Act Two: There are solutions. The field HR's job is as demanding and as visible as any managers' during a roll-out. If you want the planned communications to be effective, develop tools to help your HR coworkers do their job.
- Regular updates on the progress of the communications team. They could be in the form of a blog, if your online capabilities can support it.
- Checklists of the communications that will be distributed. It is a snapshot of all the pieces, so they have a way to track their release and how one builds on the next.
- Previews of videos and/or online materials that their managers and employees will expect them to have some familiarity with.
- Customized Qs and As based on the demographics of their employee group. Do they have long-service people who are maxing out? Lots of new employees building up steam for a compression problem? Employees who are never satisfied with their incentives? Prepare them with well-worded messages that can be reinforced repeatedly.
- Train-the-trainer. You may plan train-the-trainer a number of different ways depending on the abilities of your presenters but never, never skip it, even if your presenters are very skilled. All presenters need a running start. Talking a presentation over with their colleagues will give them insights into employees' hot topics and new facilitation techniques.
If this sounds like old news to some of you, that's a relief. But in my experience, most of us need to be reminded. Include HR throughout the communications project and keep them in the loop from the beginning. You'll sleep better the weekend before the rollout. Your coworkers will respect the effort you make. You can be confident that employees and managers will get a better, more consistent picture of their compensation.
Act Three: This company is using social media. Want to know more? In case you have a minute to read on, I thought you might be interested in how this company is handling compensation communications.
They have three communications objectives for their HR team during focal review: Expand employee communications, make communications more direct and help employees understand the competitive value of the cash compensation that their hard work has funded.
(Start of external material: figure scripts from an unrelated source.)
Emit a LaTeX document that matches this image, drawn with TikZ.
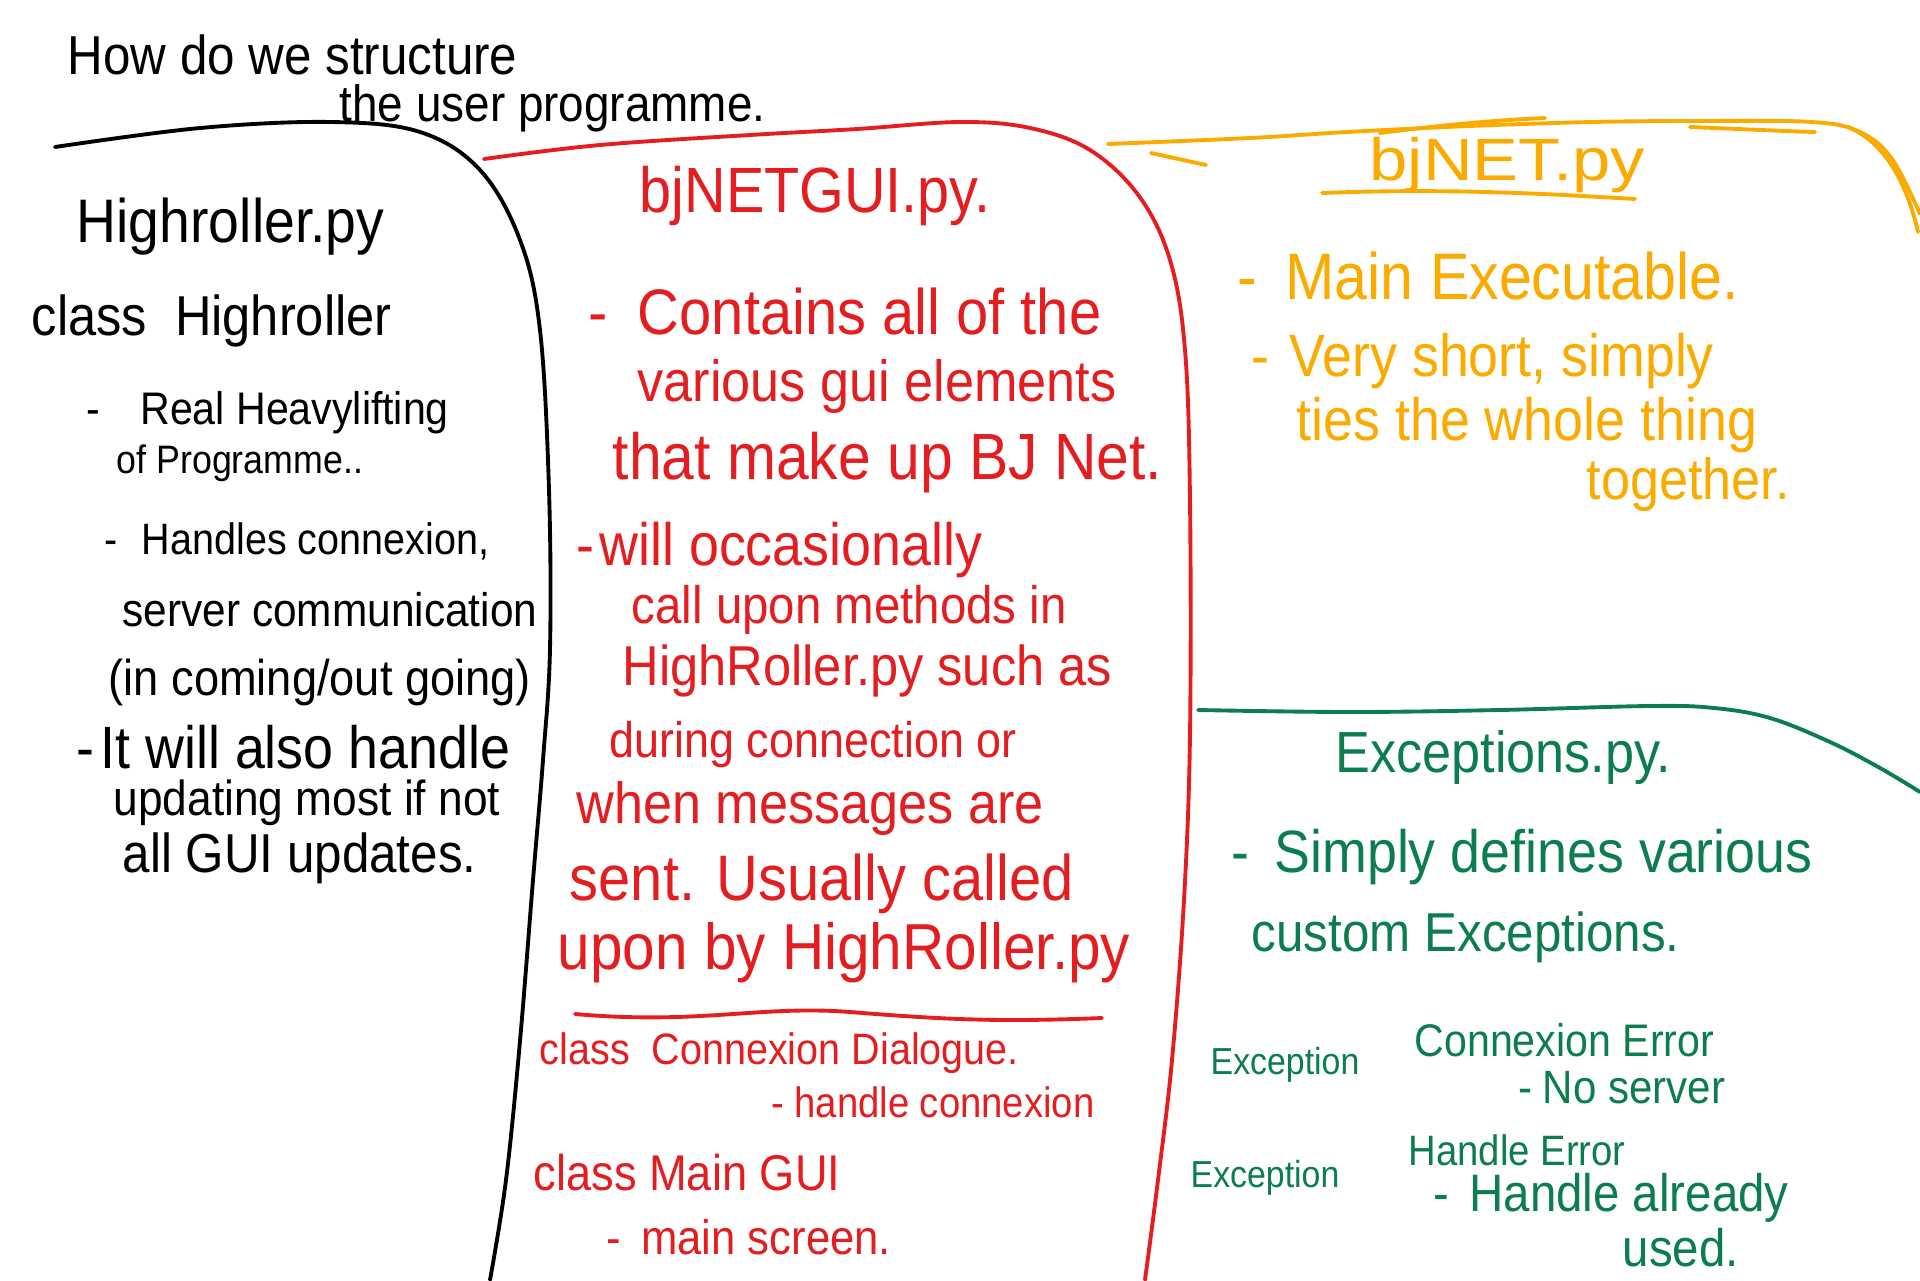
\documentclass[tikz,border=0pt]{standalone}
\usepackage{fontspec}
\setmainfont{Liberation Sans}[FakeStretch=0.9]
\newfontfamily\widehand{Liberation Sans}[FakeStretch=1.15]
\usepackage{xcolor}
\definecolor{penred}{HTML}{E41E20}
\definecolor{penorange}{HTML}{FBAA00}
\definecolor{pengreen}{HTML}{0B7D4E}

\begin{document}
\begin{tikzpicture}[
  x=0.1mm,y=-0.1mm,
  every node/.style={anchor=west,inner sep=0pt},
  hand/.style={font=\fontsize{#1}{#1}\selectfont},
  pen/.style={line width=1.1pt,line cap=round,line join=round}
]
\useasboundingbox (0,0) rectangle (1920,1280);

% title
\node[hand=15.6] (title) at (67,55) {How do we structure};
\node[hand=14.5] (titlb) at (339,108) {the user programme.};

% Highroller.py column
\draw[pen] plot[smooth,tension=0.6] coordinates {(55,147) (200,128) (331,122) (420,132) (480,170) (520,240) (540,330) (549,490) (550,649) (543,760) (533,880) (520,1041) (506,1180) (490,1280)};
\node[hand=17.5] (hrfile) at (76,227) {Highroller.py};
\node[hand=16] (hrclass) at (31,321) {class\enspace Highroller};
\node[hand=13] (hra) at (86,413) {-\hspace{4mm}Real Heavylifting};
\node[hand=11.3] (hrb) at (116,463) {of Programme..};
\node[hand=12.5] (hrc) at (104,541) {-\hspace{2.4mm}Handles connexion,};
\node[hand=13.4] (hrd) at (122,610) {server communication};
\node[hand=14.3] (hre) at (108,682) {(in coming/out going)};
\node[hand=17] (hrf) at (76,747) {-\hspace{0.6mm}It will also handle};
\node[hand=14] (hrg) at (113,803) {updating most if not};
\node[hand=15.6] (hrh) at (122,858) {all GUI updates.};

% bjNETGUI.py column
\draw[pen,penred] plot[smooth,tension=0.6] coordinates {(484,159) (600,145) (750,135) (857,129) (960,122) (1030,128) (1090,150) (1139,196) (1170,260) (1185,350) (1190,500) (1190,735) (1184,900) (1172,1060) (1158,1180) (1145,1280)};
\begin{scope}[text=penred]
\node[hand=18.2] (guifile) at (639,196) {bjNETGUI.py.};
\node[hand=18.3] (guia) at (588,312) {-\hspace{3mm}Contains all of the};
\node[hand=16.5] (guib) at (637,386) {various gui elements};
\node[hand=18.6] (guic) at (612,463) {that make up BJ Net.};
\node[hand=17] (guid) at (576,550) {-\hspace{0.5mm}will occasionally};
\node[hand=15] (guie) at (631,610) {call upon methods in};
\node[hand=16] (guif) at (622,671) {HighRoller.py such as};
\node[hand=14.2] (guig) at (609,745) {during connection or};
\node[hand=16.5] (guih) at (576,808) {when messages are};
\node[hand=18.3] (guii) at (569,884) {sent. Usually called};
\node[hand=18.5] (guij) at (557,953) {upon by HighRoller.py};
\node[hand=12.5] (connclass) at (539,1053) {class\enspace Connexion Dialogue.};
\node[hand=12.1] (connnote) at (771,1102) {-\hspace{1mm}handle connexion};
\node[hand=14.3] (mainclass) at (533,1173) {class Main GUI};
\node[hand=13.8] (mainnote) at (606,1237) {-\hspace{2mm}main screen.};
\end{scope}
\draw[pen,penred] (575,1014) .. controls (700,1025) and (760,1005) .. (850,1012) .. controls (950,1020) and (1000,1022) .. (1102,1018);

% bjNET.py
\draw[pen,penorange] plot[smooth,tension=0.6] coordinates {(1108,144) (1250,138) (1347,132) (1470,126) (1592,122) (1700,121) (1812,122) (1860,132) (1892,159) (1920,214)};
\draw[pen,penorange] (1151,153) -- (1206,165);
\draw[pen,penorange] (1380,133) .. controls (1450,124) and (1500,120) .. (1545,118);
\draw[pen,penorange] (1690,127) .. controls (1740,129) and (1780,131) .. (1815,132);
\draw[pen,penorange] (1848,127) .. controls (1880,140) and (1905,175) .. (1918,232);
\begin{scope}[text=penorange]
\node[hand=17,font=\widehand\fontsize{17}{17}\selectfont] (netfile) at (1369,165) {bjNET.py};
\node[hand=18.7] (neta) at (1237,276) {-\hspace{2.8mm}Main Executable.};
\node[hand=17] (netb) at (1251,361) {-\hspace{2mm}Very short, simply};
\node[hand=17] (netc) at (1296,425) {ties the whole thing};
\node[hand=16.5] (netd) at (1586,484) {together.};
\end{scope}
\draw[pen,penorange] (1322,193) .. controls (1450,188) and (1550,194) .. (1635,199);

% Exceptions.py
\draw[pen,pengreen] plot[smooth,tension=0.6] coordinates {(1198,710) (1350,712) (1500,710) (1650,706) (1714,708) (1770,718) (1830,742) (1880,768) (1920,792)};
\begin{scope}[text=pengreen]
\node[hand=16.5] (excfile) at (1335,757) {Exceptions.py.};
\node[hand=17] (exca) at (1231,857) {-\hspace{2.5mm}Simply defines various};
\node[hand=15.6] (excb) at (1251,937) {custom Exceptions.};
\node[hand=10.7] (conntag) at (1210,1065) {Exception};
\node[hand=13] (connerr) at (1414,1040) {Connexion Error};
\node[hand=13.3] (connwhy) at (1518,1088) {-\hspace{1mm}No server};
\node[hand=10.7] (handtag) at (1190,1178) {Exception};
\node[hand=12.1] (handerr) at (1408,1150) {Handle Error};
\node[hand=15] (handwhy) at (1433,1198) {-\hspace{2mm}Handle already};
\node[hand=15] (handwhyb) at (1622,1248) {used.};
\end{scope}
\end{tikzpicture}
\end{document}
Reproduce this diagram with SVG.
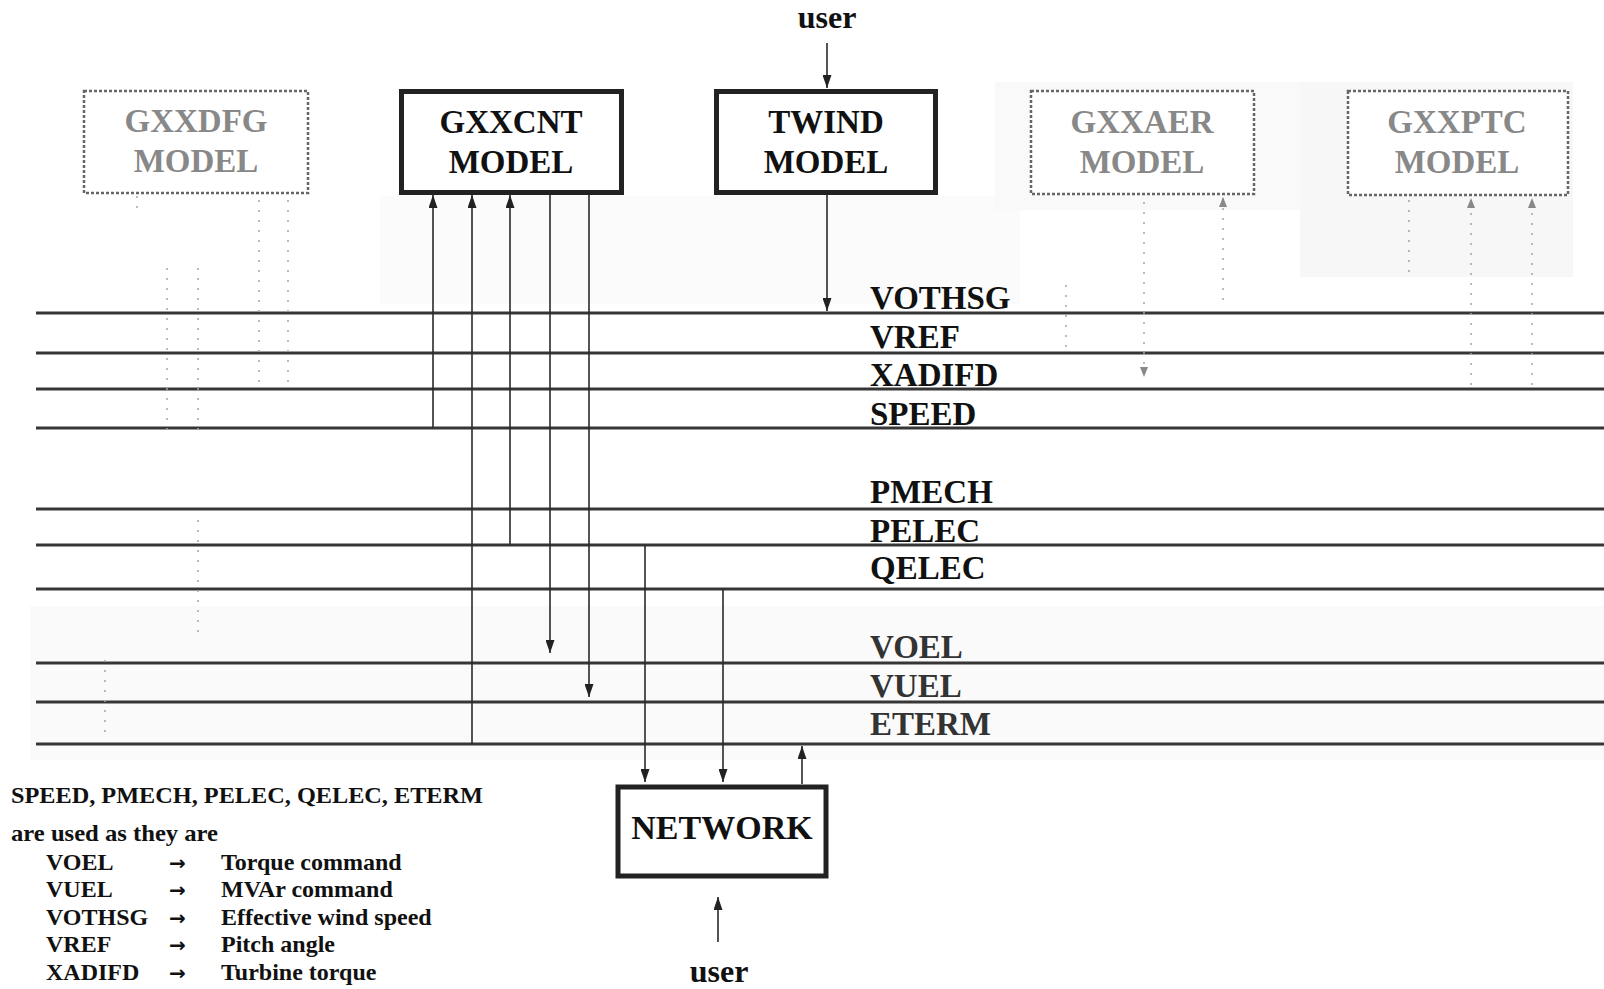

We've created a strong main page on the intranet that will lead to a "one-stop shop" for all information about focal review for both managers and employees. Plus, we're including a blog in our communications strategy. The head of Compensation will share his own experiences as manager, as well as his perspective as leader. One of the goals is to give employees an open forum to share their comments and pose direct questions about their compensation. He'll use the blog and its comments capability to keep a dialog going across the organization. Exciting stuff.
Epilogue: One last thing. Let's celebrate last week's great news -- 290,000 people back at work. If they joined your company, thank them -- your job security has improved, too!
Margaret O’Hanlon is founder and principal of re:Think Consulting. She has decades of experience teaming up with clients to ensure great Human Resource ideas deliver valuable business results. Margaret brings deep expertise in total rewards communication to the dialogue at the Café; before founding re:Think Consulting, she was a Principal in Total Rewards Communications with Towers Perrin. Margaret earned her M.S. and Ed.S. in Instructional Technology at Indiana University. Creative writing is one of her outside passions.
I enjoyed this. We've all been there: you roll everything out and then wonder if pod people attended the meetings. The problem is that compensation is kind of tricky so a lot of people tune out. And if you explain it in a highly detailed, pedantic way, you lose more of your audience. Best to keep it simple and if possible, witty. Marketing, marketing!
Posted by: Laura Schroeder | 05/11/2010 at 01:43 AM
Thanks, Laura. B2B. HR2HR. I'm hoping for a new marketing trend!